Frumgirl 1: Generalized Closet Size

Eventually, everyone has to deal with the obnoxiously curious. From the relatively harmless guy who’s not too embarrassed to ask the hole in the sheet question to the utterly odious dude who researched “Orthodox Judaism” on wikipedia and comes in with a written list of overly specific questions about niddah the following day (true stories!). Still, I was unprepared to be asked the size of my closet by a guy I hadn’t seen in three months.

Usually it’s not that hard to differentiate the valid questions or genuinely curious (if overly so,)  from the simply annoying.

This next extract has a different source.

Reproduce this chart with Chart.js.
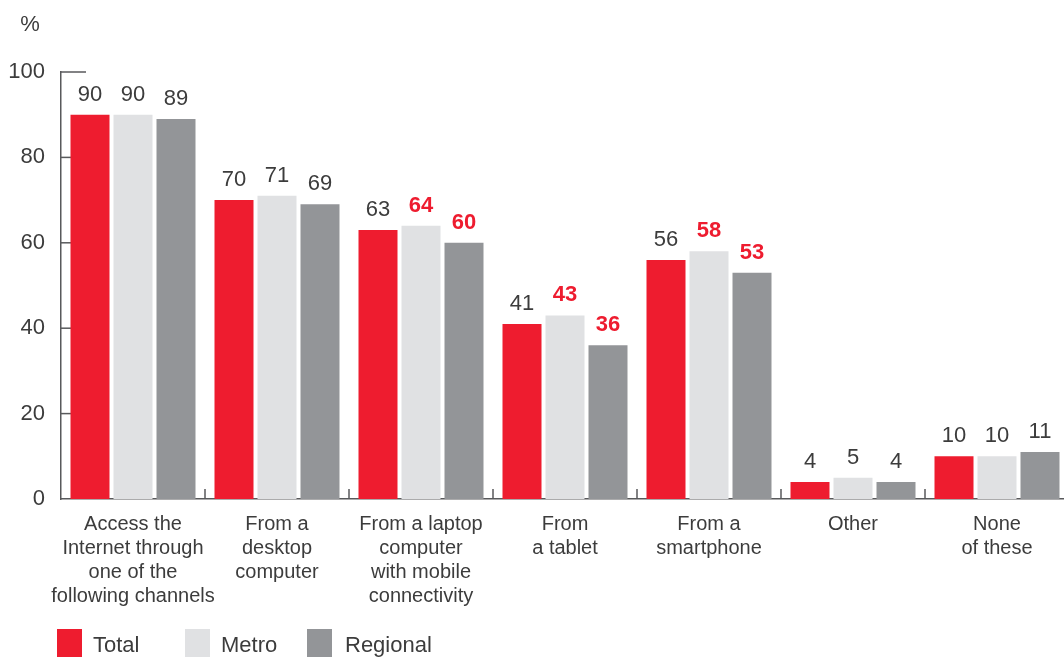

This question didn’t hit a single validity marker, so I told him to get lost. Little did I know.

“But,” he interjected, “my friend’s father designs closets for Orthodox Jews’ houses and he says they’re all like, room-sized. Like the size of this classroom,” (roughly 30 by 15).

And suddenly, the idiocy of such stereotypes struck me. I said, “Dude, you know I live in a tiny apartment. Do you think I have a room-sized closet?”

He is surprisingly silent for a few second. “Uh, no…”

“And do you think that all Orthodox Jews have room-sized closets? The ones living in poverty? The ones living with a whole big family in a city that fits two children and a dog on a good day?”

“Uh, no, but…”

I didn’t let him finish. “Do you want me to tell you that there are wealthy Orthodox Jews out there? Sure, I’ll tell you. There are wealthy Orthodox Jews out there. Are all of us wealthy? Think, Dude, think.”

And I walked away in disgust. Oops?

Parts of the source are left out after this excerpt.